— Start —

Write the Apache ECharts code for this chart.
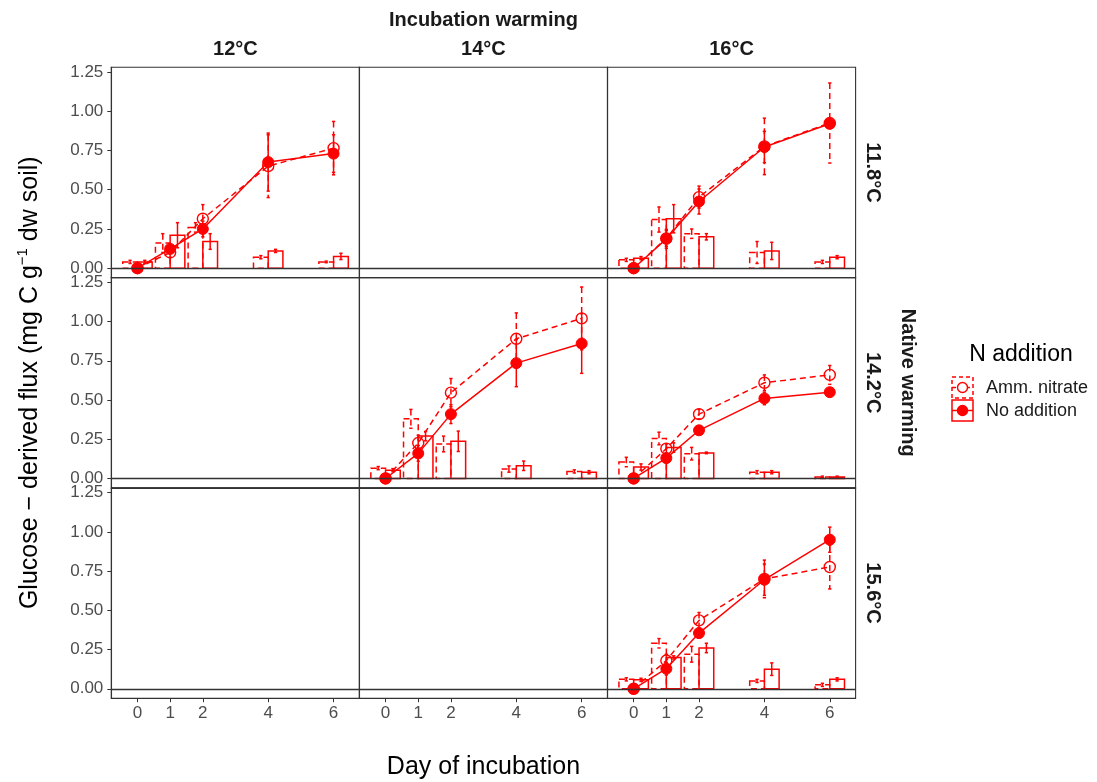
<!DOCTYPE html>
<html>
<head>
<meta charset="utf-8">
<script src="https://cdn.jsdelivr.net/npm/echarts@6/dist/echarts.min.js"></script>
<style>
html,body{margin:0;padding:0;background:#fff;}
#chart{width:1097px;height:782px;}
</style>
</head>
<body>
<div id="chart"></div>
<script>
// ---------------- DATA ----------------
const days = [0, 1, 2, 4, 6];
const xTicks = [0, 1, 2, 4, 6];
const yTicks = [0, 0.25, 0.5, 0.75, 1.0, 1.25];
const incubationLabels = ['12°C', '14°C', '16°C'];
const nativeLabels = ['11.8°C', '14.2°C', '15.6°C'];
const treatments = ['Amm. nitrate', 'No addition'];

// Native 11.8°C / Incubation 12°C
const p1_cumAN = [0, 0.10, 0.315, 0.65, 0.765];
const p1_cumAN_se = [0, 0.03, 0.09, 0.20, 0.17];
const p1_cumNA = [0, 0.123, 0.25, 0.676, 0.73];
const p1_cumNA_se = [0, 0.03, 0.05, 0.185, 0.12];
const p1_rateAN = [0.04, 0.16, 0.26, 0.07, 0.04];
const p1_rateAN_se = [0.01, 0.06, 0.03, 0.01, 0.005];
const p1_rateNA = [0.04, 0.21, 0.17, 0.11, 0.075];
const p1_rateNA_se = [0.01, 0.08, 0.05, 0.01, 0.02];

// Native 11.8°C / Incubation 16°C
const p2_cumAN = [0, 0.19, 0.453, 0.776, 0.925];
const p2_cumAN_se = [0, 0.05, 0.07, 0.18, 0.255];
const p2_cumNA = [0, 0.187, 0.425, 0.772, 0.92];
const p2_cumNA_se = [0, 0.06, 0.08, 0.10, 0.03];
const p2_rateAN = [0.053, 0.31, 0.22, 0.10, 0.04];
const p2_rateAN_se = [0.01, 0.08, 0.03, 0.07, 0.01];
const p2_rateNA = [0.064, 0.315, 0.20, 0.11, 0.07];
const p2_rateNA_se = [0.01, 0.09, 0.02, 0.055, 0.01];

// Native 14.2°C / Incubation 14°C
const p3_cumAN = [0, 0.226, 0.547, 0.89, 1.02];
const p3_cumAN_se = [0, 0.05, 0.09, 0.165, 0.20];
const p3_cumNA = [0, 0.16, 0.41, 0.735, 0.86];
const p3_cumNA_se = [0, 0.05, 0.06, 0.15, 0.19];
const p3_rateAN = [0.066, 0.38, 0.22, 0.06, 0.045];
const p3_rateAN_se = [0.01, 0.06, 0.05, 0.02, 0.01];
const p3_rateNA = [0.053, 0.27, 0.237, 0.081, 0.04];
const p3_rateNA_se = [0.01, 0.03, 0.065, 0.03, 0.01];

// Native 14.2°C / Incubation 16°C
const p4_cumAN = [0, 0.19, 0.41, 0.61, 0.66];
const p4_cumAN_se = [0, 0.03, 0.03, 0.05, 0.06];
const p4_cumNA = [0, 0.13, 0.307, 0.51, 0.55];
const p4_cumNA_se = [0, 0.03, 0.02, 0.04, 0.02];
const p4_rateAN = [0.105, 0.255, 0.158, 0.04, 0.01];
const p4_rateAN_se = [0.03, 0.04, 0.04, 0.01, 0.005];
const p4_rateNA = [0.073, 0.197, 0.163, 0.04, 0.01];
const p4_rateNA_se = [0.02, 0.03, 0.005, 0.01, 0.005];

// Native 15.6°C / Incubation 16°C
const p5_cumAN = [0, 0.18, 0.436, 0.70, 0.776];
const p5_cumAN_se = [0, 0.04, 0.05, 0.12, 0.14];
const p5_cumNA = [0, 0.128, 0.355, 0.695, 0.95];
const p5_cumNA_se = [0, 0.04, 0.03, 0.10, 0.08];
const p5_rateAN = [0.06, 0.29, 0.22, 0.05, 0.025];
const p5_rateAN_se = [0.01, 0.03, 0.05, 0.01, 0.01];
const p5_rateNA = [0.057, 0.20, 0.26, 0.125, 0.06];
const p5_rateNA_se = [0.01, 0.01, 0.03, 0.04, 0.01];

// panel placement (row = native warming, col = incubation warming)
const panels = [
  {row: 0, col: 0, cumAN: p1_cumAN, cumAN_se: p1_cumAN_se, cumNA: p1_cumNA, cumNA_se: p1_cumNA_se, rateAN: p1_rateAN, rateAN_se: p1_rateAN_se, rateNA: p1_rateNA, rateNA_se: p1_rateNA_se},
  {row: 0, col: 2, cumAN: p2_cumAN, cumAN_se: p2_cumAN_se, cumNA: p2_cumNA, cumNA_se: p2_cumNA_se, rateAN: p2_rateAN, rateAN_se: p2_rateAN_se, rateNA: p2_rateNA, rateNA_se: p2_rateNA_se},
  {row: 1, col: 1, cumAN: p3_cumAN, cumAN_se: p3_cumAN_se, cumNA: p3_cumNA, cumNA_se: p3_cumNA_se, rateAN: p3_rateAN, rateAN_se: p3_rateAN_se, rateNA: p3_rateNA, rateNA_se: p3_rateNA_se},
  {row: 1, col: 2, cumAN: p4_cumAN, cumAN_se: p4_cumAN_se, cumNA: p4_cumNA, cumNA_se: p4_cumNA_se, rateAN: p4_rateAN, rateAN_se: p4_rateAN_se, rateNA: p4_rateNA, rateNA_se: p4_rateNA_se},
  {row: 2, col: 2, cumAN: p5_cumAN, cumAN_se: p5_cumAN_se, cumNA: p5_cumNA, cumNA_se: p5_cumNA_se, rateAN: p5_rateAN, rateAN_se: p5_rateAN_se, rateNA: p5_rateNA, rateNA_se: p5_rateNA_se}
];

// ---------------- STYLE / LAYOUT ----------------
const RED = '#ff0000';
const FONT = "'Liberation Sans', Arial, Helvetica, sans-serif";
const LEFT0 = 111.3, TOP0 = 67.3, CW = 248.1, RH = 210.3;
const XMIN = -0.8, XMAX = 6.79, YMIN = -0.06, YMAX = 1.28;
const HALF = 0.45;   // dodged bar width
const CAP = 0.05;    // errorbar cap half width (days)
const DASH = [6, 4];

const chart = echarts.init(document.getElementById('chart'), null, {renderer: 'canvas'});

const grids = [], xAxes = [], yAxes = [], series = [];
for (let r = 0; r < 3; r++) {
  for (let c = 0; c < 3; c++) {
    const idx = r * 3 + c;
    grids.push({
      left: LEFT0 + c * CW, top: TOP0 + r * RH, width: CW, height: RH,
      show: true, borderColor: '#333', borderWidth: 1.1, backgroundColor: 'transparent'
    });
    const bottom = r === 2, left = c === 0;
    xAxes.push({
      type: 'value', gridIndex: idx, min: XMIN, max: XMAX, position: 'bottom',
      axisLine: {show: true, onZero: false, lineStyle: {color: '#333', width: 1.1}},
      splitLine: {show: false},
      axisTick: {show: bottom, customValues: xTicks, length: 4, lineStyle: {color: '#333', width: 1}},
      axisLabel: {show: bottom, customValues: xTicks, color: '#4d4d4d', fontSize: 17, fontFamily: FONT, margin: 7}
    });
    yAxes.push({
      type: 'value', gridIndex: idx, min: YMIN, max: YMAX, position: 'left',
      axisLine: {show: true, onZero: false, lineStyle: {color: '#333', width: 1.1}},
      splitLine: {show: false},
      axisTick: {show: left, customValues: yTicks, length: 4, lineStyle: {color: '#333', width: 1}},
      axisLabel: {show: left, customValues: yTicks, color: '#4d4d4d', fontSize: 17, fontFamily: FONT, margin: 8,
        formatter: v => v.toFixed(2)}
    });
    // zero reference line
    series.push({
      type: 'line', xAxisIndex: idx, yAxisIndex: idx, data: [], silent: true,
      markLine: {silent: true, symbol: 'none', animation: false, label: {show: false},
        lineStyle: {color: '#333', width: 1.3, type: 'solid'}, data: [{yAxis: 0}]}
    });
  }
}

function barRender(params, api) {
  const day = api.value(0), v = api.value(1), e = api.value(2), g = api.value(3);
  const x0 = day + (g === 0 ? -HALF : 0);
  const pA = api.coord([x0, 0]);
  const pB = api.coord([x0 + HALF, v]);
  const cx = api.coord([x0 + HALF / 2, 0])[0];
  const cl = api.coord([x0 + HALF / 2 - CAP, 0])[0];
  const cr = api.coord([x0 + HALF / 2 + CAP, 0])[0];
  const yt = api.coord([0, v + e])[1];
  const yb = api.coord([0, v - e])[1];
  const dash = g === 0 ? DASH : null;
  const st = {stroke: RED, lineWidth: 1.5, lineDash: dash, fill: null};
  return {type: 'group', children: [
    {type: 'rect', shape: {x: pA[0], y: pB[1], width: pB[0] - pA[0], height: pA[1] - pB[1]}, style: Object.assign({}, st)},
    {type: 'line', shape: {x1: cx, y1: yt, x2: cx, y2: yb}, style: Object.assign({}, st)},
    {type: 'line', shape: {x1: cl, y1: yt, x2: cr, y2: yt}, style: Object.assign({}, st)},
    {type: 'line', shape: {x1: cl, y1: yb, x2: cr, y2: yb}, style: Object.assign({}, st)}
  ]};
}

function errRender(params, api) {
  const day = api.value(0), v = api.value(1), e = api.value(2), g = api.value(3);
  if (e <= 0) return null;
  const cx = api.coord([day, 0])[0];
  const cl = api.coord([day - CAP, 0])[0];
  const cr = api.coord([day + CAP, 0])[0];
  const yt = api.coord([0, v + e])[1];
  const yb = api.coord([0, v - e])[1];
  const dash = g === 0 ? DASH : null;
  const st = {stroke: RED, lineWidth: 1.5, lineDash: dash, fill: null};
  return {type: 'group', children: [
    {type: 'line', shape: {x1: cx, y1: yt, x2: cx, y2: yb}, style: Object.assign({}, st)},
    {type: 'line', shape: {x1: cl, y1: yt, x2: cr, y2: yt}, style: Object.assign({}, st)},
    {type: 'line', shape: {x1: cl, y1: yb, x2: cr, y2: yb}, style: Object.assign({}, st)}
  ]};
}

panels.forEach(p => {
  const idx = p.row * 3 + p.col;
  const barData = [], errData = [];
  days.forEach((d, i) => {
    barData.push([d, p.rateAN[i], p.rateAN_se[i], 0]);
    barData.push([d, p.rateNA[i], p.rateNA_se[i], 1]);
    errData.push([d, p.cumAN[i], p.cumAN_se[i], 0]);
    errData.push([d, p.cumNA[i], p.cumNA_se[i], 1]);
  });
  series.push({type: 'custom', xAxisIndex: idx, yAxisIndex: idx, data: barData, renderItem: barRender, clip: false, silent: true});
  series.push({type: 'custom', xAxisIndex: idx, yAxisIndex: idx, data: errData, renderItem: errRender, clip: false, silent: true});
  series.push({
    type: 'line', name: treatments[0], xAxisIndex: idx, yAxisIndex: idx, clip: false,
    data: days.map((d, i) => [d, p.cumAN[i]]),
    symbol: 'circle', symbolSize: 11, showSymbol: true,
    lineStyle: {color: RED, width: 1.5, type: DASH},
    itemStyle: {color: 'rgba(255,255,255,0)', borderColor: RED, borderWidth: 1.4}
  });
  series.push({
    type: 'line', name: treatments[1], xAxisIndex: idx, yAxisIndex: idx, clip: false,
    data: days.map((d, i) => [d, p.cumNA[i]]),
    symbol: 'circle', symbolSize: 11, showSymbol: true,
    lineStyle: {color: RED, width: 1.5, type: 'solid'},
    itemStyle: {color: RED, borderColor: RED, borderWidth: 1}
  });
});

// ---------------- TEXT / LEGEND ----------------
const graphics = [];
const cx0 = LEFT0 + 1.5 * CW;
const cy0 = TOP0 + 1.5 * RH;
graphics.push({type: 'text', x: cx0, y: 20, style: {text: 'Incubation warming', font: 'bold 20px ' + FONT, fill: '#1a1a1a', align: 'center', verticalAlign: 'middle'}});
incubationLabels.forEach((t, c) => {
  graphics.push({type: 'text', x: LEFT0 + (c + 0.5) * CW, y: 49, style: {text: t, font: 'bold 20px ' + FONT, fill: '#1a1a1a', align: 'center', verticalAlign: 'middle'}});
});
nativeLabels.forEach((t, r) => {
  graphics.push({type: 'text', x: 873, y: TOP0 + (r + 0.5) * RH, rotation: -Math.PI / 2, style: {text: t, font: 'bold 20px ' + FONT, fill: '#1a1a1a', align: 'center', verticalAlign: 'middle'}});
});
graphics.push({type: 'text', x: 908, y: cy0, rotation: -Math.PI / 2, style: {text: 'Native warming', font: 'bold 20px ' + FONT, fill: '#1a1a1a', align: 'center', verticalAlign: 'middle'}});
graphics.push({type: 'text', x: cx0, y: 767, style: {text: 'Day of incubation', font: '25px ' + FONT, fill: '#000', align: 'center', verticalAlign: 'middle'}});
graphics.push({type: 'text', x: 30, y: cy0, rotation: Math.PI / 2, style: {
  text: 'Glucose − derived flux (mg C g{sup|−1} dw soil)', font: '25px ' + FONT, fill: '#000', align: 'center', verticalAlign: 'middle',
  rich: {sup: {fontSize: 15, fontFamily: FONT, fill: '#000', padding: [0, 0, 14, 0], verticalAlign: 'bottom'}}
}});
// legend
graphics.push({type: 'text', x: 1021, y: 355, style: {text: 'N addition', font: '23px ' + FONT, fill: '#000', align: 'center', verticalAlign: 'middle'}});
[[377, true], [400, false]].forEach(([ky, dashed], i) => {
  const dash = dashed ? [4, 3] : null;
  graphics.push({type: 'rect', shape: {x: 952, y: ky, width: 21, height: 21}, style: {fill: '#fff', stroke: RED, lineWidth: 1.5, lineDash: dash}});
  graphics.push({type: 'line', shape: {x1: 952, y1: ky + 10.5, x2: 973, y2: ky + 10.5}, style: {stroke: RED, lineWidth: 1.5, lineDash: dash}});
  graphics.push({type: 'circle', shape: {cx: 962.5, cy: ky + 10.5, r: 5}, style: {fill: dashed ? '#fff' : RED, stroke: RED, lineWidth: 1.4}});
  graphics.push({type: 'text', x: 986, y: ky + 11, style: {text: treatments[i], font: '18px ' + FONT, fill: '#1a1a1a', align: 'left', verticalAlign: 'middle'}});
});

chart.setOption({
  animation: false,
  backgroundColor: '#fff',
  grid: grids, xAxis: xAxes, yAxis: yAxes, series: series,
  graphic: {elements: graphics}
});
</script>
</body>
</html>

— End —

* What the task requires *
Your task is to restate word for word the lines from the top of the data to the line containing "const p1_rateNA_se = [0.01, 0.08, 0.05, 0.01, 0.02];", both ends included, with every picture left out.

* The result *
Write the Apache ECharts code for this chart.
<!DOCTYPE html>
<html>
<head>
<meta charset="utf-8">
<script src="https://cdn.jsdelivr.net/npm/echarts@6/dist/echarts.min.js"></script>
<style>
html,body{margin:0;padding:0;background:#fff;}
#chart{width:1097px;height:782px;}
</style>
</head>
<body>
<div id="chart"></div>
<script>
// ---------------- DATA ----------------
const days = [0, 1, 2, 4, 6];
const xTicks = [0, 1, 2, 4, 6];
const yTicks = [0, 0.25, 0.5, 0.75, 1.0, 1.25];
const incubationLabels = ['12°C', '14°C', '16°C'];
const nativeLabels = ['11.8°C', '14.2°C', '15.6°C'];
const treatments = ['Amm. nitrate', 'No addition'];

// Native 11.8°C / Incubation 12°C
const p1_cumAN = [0, 0.10, 0.315, 0.65, 0.765];
const p1_cumAN_se = [0, 0.03, 0.09, 0.20, 0.17];
const p1_cumNA = [0, 0.123, 0.25, 0.676, 0.73];
const p1_cumNA_se = [0, 0.03, 0.05, 0.185, 0.12];
const p1_rateAN = [0.04, 0.16, 0.26, 0.07, 0.04];
const p1_rateAN_se = [0.01, 0.06, 0.03, 0.01, 0.005];
const p1_rateNA = [0.04, 0.21, 0.17, 0.11, 0.075];
const p1_rateNA_se = [0.01, 0.08, 0.05, 0.01, 0.02];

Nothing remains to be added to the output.